WORLD: What about the libertarian position on drugs? Are you arguing in favor of repeal of drug laws?

Sirico: Yes, I think so. I think the argument has come to that now. With the caveat that, if that's going to happen, it must happen concomitantly with enabling civic society to respond by not tolerating drug abuse. Empowering neighborhoods, homeowners, and businesses to exclude people who use drugs from their associations, communities, rental apartments, employment places. People should be able to form associations where they have choices as to with whom they will associate or not associate. A person may be legally free to engage in smoking marijuana, but I should be legally free, if he works for me, to demand a drug test and to exclude him from employment.

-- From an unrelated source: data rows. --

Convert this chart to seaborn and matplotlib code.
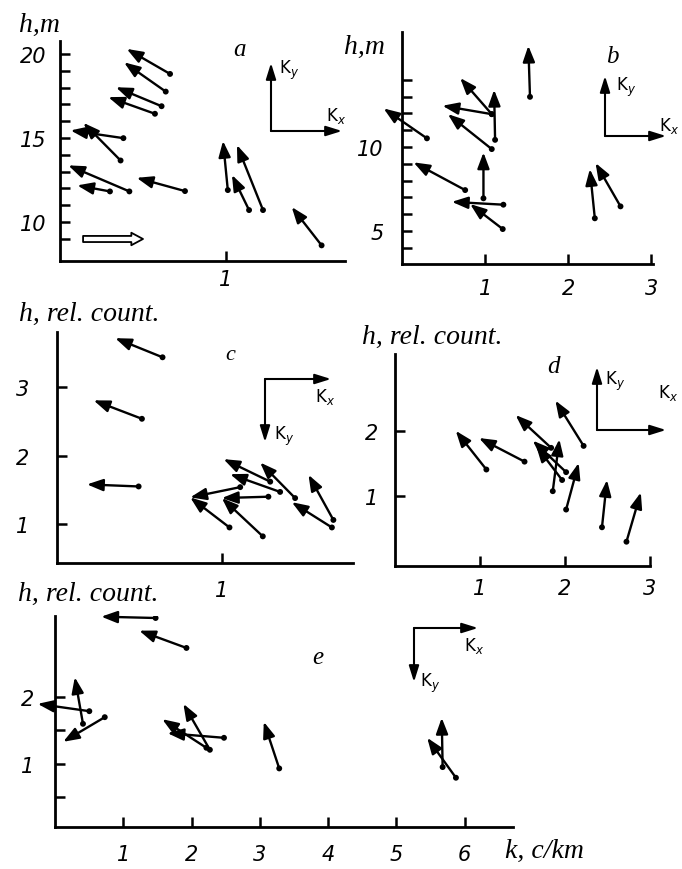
import matplotlib
matplotlib.use("Agg")
import matplotlib.pyplot as plt
import pandas as pd
import seaborn as sns

sns.set_theme(style="white")
plt.rcParams["font.family"] = ["DejaVu Sans"]
plt.rcParams["mathtext.fontset"] = "dejavusans"

W, H = 682, 870

# ---- panel a: h in metres ----
a_k0 = [0.663, 0.637, 0.612, 0.572, 0.382, 0.365, 0.418, 0.301, 0.753, 1.011, 1.139, 1.223, 1.576]
a_h0 = [18.81, 17.76, 16.89, 16.44, 14.99, 13.66, 11.82, 11.82, 11.84, 11.90, 10.71, 10.71, 8.61]
a_k1 = [0.402, 0.386, 0.337, 0.291, 0.064, 0.141, 0.050, 0.104, 0.462, 0.982, 1.036, 1.066, 1.396]
a_h1 = [20.30, 19.50, 18.02, 17.43, 15.45, 15.90, 13.37, 12.18, 12.63, 14.82, 12.80, 14.58, 10.89]
wind_k = [0.139, 0.50]
wind_h = [8.99, 8.99]

# ---- panel b: h in metres ----
b_k0 = [0.300, 1.080, 1.080, 1.120, 1.080, 0.980, 0.760, 1.220, 1.212, 1.540, 2.320, 2.629]
b_h0 = [10.52, 11.96, 11.96, 10.43, 9.88, 6.95, 7.44, 6.57, 5.12, 12.99, 5.76, 6.47]
b_k1 = [-0.221, 0.700, 0.487, 1.108, 0.552, 0.980, 0.139, 0.600, 0.820, 1.520, 2.260, 2.329]
b_h1 = [12.30, 14.11, 12.46, 13.41, 11.96, 9.68, 9.09, 6.74, 6.61, 16.03, 8.69, 9.05]

# ---- panel c: relative height ----
c_k0 = [0.640, 0.515, 0.495, 1.111, 1.046, 1.282, 1.248, 1.293, 1.353, 1.444, 1.667, 1.676]
c_h0 = [3.44, 2.54, 1.55, 1.54, 0.95, 1.40, 0.82, 1.62, 1.47, 1.38, 0.95, 1.06]
c_k1 = [0.353, 0.222, 0.182, 0.808, 0.808, 1.000, 1.000, 1.010, 1.050, 1.232, 1.424, 1.525]
c_h1 = [3.72, 2.81, 1.58, 1.39, 1.39, 1.38, 1.38, 1.95, 1.73, 1.90, 1.32, 1.72]

# ---- panel d: relative height ----
d_k0 = [1.075, 1.524, 1.837, 2.219, 2.013, 1.966, 1.856, 2.013, 2.435, 2.723]
d_h0 = [1.41, 1.53, 1.74, 1.77, 1.37, 1.25, 1.08, 0.80, 0.53, 0.31]
d_k1 = [0.715, 0.988, 1.419, 1.887, 1.621, 1.661, 1.934, 2.161, 2.494, 2.892]
d_h1 = [2.00, 1.89, 2.24, 2.46, 1.85, 1.77, 1.87, 1.51, 1.25, 1.06]

# ---- panel e: relative height ----
e_k0 = [1.474, 1.926, 0.503, 0.410, 0.729, 2.269, 2.218, 2.476, 3.285, 5.874, 5.679]
e_h0 = [3.19, 2.74, 1.79, 1.60, 1.70, 1.21, 1.24, 1.39, 0.93, 0.79, 0.95]
e_k1 = [0.678, 1.234, -0.254, 0.290, 0.120, 1.881, 1.571, 1.648, 3.059, 5.453, 5.666]
e_h1 = [3.21, 3.00, 1.90, 2.30, 1.33, 1.90, 1.67, 1.46, 1.63, 1.39, 1.69]

SERIF = ["Liberation Serif", "DejaVu Serif"]
NUMF = ["DejaVu Sans"]
LABEL_SIZE = 20

fig = plt.figure(figsize=(W / 100, H / 100), dpi=100)


def fpos(x, y):
    return x / W, 1 - y / H


def make_axes(left, top, right, bottom):
    ax = fig.add_axes([left / W, 1 - bottom / H, (right - left) / W, (bottom - top) / H])
    ax.patch.set_alpha(0)
    return ax


def style_axes(ax, xlim, ylim, xticks, yticks, yminor, xpad, ypad):
    ax.set_xlim(*xlim)
    ax.set_ylim(*ylim)
    ax.set_xlabel("")
    ax.set_ylabel("")
    for s in ["top", "right"]:
        ax.spines[s].set_visible(False)
    for s in ["left", "bottom"]:
        ax.spines[s].set_linewidth(2.0)
        ax.spines[s].set_color("black")
    ax.set_xticks(xticks)
    ax.set_yticks(yticks)
    ax.set_yticks(yminor, minor=True)
    ax.set_xticklabels([str(t) for t in xticks])
    ax.set_yticklabels([str(t) for t in yticks])
    ax.tick_params(which="both", direction="in", length=7, width=1.8, colors="black",
                   left=True, bottom=True)
    ax.tick_params(axis="x", pad=xpad)
    ax.tick_params(axis="y", pad=ypad)
    for lab in ax.get_xticklabels() + ax.get_yticklabels():
        lab.set_fontstyle("italic")
        lab.set_fontsize(15)
        lab.set_family(NUMF)
    ax.grid(False)


def draw_vectors(ax, k0, h0, k1, h1):
    df = pd.DataFrame({"k": k0, "h": h0})
    sns.scatterplot(data=df, x="k", y="h", ax=ax, color="black", s=18,
                    edgecolor="none", zorder=4, legend=False)
    for xa, ya, xb, yb in zip(k0, h0, k1, h1):
        ax.annotate("", xy=(xb, yb), xytext=(xa, ya), annotation_clip=False,
                    arrowprops=dict(arrowstyle="-|>,head_length=0.8,head_width=0.3",
                                    color="black", lw=1.7, shrinkA=0, shrinkB=0,
                                    mutation_scale=12))


def frame_arrow(p0, p1):
    fig.patches.append(matplotlib.patches.FancyArrowPatch(
        fpos(*p0), fpos(*p1), transform=fig.transFigure,
        arrowstyle="-|>,head_length=0.8,head_width=0.25", mutation_scale=12,
        color="black", lw=1.5, shrinkA=0, shrinkB=0))


def frame_text(x, y, s, size=11, **kw):
    fig.text(*fpos(x, y), s, ha="center", va="center", fontsize=size, color="black", **kw)


def kxky(corner, xend, yend, kx_at, ky_at):
    frame_arrow(corner, xend)
    frame_arrow(corner, yend)
    frame_text(*kx_at, r"$\mathsf{K}_{x}$", size=12)
    frame_text(*ky_at, r"$\mathsf{K}_{y}$", size=12)


def axis_title(x, y, s):
    frame_text(x, y, s, size=LABEL_SIZE, family=SERIF, style="italic")


# panel a
ax_a = make_axes(60, 42, 345, 262)
draw_vectors(ax_a, a_k0, a_h0, a_k1, a_h1)
ax_a.annotate("", xy=(wind_k[1], wind_h[1]), xytext=(wind_k[0], wind_h[0]),
              arrowprops=dict(arrowstyle="simple,head_length=0.42,head_width=0.45,tail_width=0.22",
                              fc="white", ec="black", lw=1.3, mutation_scale=20,
                              shrinkA=0, shrinkB=0))
style_axes(ax_a, (0, 1.717), (7.68, 20.77), [1], [10, 15, 20], list(range(9, 20)), 6, 10)
axis_title(39, 25, "h,m")
frame_text(240, 50, "a", size=18, family=SERIF, style="italic")
kxky((271, 132), (342, 132), (271, 64), (336, 116), (289, 70))

# panel b
ax_b = make_axes(402, 33, 653, 265)
draw_vectors(ax_b, b_k0, b_h0, b_k1, b_h1)
style_axes(ax_b, (0, 3.02), (3.04, 16.85), [1, 2, 3], [5, 10], list(range(4, 15)), 10, 13)
axis_title(364, 47, "h,m")
frame_text(612, 57, "b", size=18, family=SERIF, style="italic")
kxky((605, 137), (666, 137), (605, 77), (669, 126), (626, 87))

# panel c
ax_c = make_axes(57, 333, 353, 564)
draw_vectors(ax_c, c_k0, c_h0, c_k1, c_h1)
style_axes(ax_c, (0, 1.795), (0.43, 3.81), [1], [1, 2, 3], [], 12, 20)
axis_title(89, 314, "h, rel. count.")
frame_text(230, 355, "c", size=16, family=SERIF, style="italic")
kxky((265, 380), (331, 380), (265, 443), (325, 397), (284, 436))

# panel d
ax_d = make_axes(395, 355, 650, 567)
draw_vectors(ax_d, d_k0, d_h0, d_k1, d_h1)
style_axes(ax_d, (0, 2.99), (-0.06, 3.17), [1, 2, 3], [1, 2], [], 9, 12)
axis_title(432, 337, "h, rel. count.")
frame_text(553, 367, "d", size=18, family=SERIF, style="italic")
kxky((597, 431), (666, 431), (597, 368), (668, 393), (615, 381))

# panel e
ax_e = make_axes(55, 617, 513, 828)
draw_vectors(ax_e, e_k0, e_h0, e_k1, e_h1)
style_axes(ax_e, (0, 6.71), (0.05, 3.22), [1, 2, 3, 4, 5, 6], [1, 2], [0.5, 1.5], 12, 15)
axis_title(88, 594, "h, rel. count.")
frame_text(318, 658, "e", size=18, family=SERIF, style="italic")
axis_title(544, 851, "k, c/km")
kxky((414, 629), (478, 629), (414, 683), (474, 646), (430, 683))

fig.savefig("out.png", dpi=100, facecolor="white")
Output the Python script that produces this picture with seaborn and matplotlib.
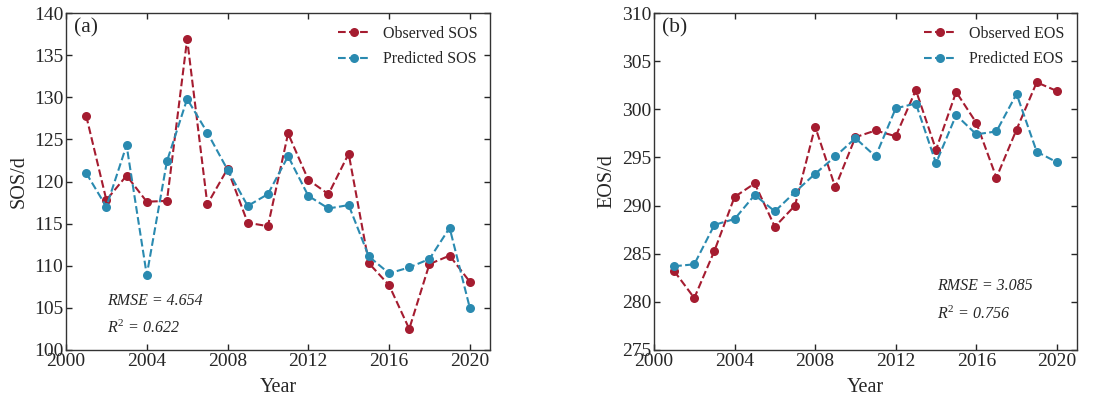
import numpy as np
import pandas as pd
import matplotlib
matplotlib.use("Agg")
import matplotlib.pyplot as plt
import seaborn as sns

years = list(range(2001, 2021))
sos_observed = [127.8, 117.8, 120.7, 117.6, 117.7, 136.9, 117.3, 121.5, 115.1, 114.7,
                125.7, 120.2, 118.5, 123.3, 110.3, 107.7, 102.5, 110.2, 111.2, 108.1]
sos_predicted = [121.0, 117.0, 124.3, 108.9, 122.4, 129.8, 125.8, 121.4, 117.1, 118.5,
                 123.0, 118.3, 116.8, 117.2, 111.1, 109.1, 109.8, 110.8, 114.5, 105.0]
eos_observed = [283.2, 280.4, 285.3, 290.9, 292.3, 287.8, 290.0, 298.2, 291.9, 297.1,
                297.8, 297.2, 302.0, 295.8, 301.8, 298.6, 292.9, 297.9, 302.8, 301.9]
eos_predicted = [283.7, 283.9, 288.0, 288.6, 291.1, 289.4, 291.4, 293.3, 295.1, 297.0,
                 295.1, 300.1, 300.6, 294.4, 299.4, 297.4, 297.7, 301.6, 295.6, 294.5]

x_ticks = [2000, 2004, 2008, 2012, 2016, 2020]
sos_ticks = [100, 105, 110, 115, 120, 125, 130, 135, 140]
eos_ticks = [275, 280, 285, 290, 295, 300, 305, 310]

RED = "#A51C30"
BLUE = "#2A8AB0"

sns.set_theme(style="ticks")
plt.rcParams['font.family'] = ['Liberation Serif', 'DejaVu Serif']
plt.rcParams['mathtext.fontset'] = 'custom'
plt.rcParams['mathtext.rm'] = 'Liberation Serif'
plt.rcParams['mathtext.it'] = 'Liberation Serif:italic'

fig = plt.figure(figsize=(11.17, 4.01), dpi=100)
ax1 = fig.add_axes([66/1117, 1-350/401, 424/1117, 337/401])
ax2 = fig.add_axes([654/1117, 1-350/401, 423/1117, 337/401])

panels = [
    (ax1, sos_observed, sos_predicted, "SOS", sos_ticks, "(a)", "4.654", "0.622", (0.097, 0.145), (0.097, 0.065)),
    (ax2, eos_observed, eos_predicted, "EOS", eos_ticks, "(b)", "3.085", "0.756", (0.67, 0.19), (0.67, 0.105)),
]

for ax, obs, pred, name, yt, tag, rmse, r2, p1, p2 in panels:
    sns.lineplot(x=years, y=obs, ax=ax, color=RED, linestyle='--', marker='o',
                 markersize=6.5, markeredgewidth=0, linewidth=1.5, label=f"Observed {name}")
    sns.lineplot(x=years, y=pred, ax=ax, color=BLUE, linestyle='--', marker='o',
                 markersize=6.5, markeredgewidth=0, linewidth=1.5, label=f"Predicted {name}")
    ax.set_xlim(2000, 2021)
    ax.set_ylim(yt[0], yt[-1])
    ax.set_xticks(x_ticks)
    ax.set_yticks(yt)
    ax.tick_params(direction='in', top=True, right=True, labelsize=14, length=4, width=1, pad=2)
    for s in ax.spines.values():
        s.set_linewidth(1.0)
        s.set_color('#333333')
    ax.set_xlabel("Year", fontsize=14.5, labelpad=6)
    ax.set_ylabel(f"{name}/d", fontsize=14.5, labelpad=4)
    ax.text(0.019, 0.985, tag, transform=ax.transAxes, fontsize=15.5, va='top', ha='left')
    ax.text(p1[0], p1[1], f"RMSE = {rmse}", transform=ax.transAxes, fontsize=11.5,
            style='italic', va='center', ha='left')
    ax.text(p2[0], p2[1], f"$R^2$ = {r2}", transform=ax.transAxes, fontsize=11.5,
            style='italic', va='center', ha='left')
    leg = ax.legend(loc='upper right', frameon=False, fontsize=11.5, handlelength=2.0,
                    borderaxespad=0.4, labelspacing=0.6)

fig.savefig("out.png", dpi=100)
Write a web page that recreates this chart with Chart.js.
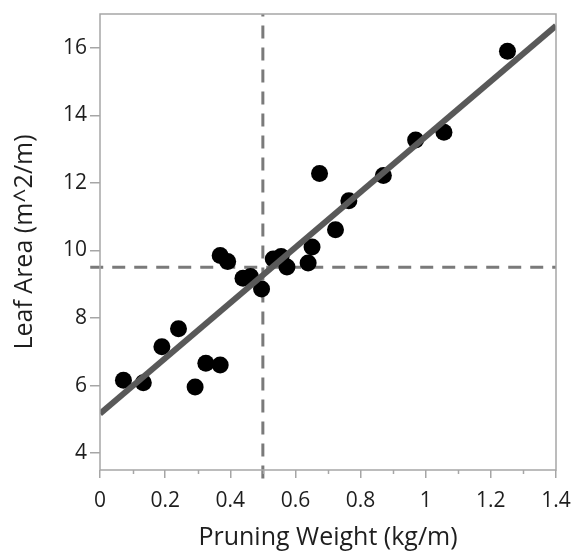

I say this reluctantly, because I don't want people to misunderstand. I think drug abuse is evil. But I've never seen a person who was helped by being arrested. The most effective programs are non-coercive: Teen Challenge, Alcoholics Anonymous.

WORLD: It's striking that you confine yourself to the dry realm of economics, when you have so much passion about people, lives, and virtue. Many people look at this field from the outside and think, "Numbers, numbers, numbers."

Sirico: Well, you'll never see any numbers in anything I write. Economics started with moral theology, in 16th-century Spain. I'm trying to bring it back to a language of faith.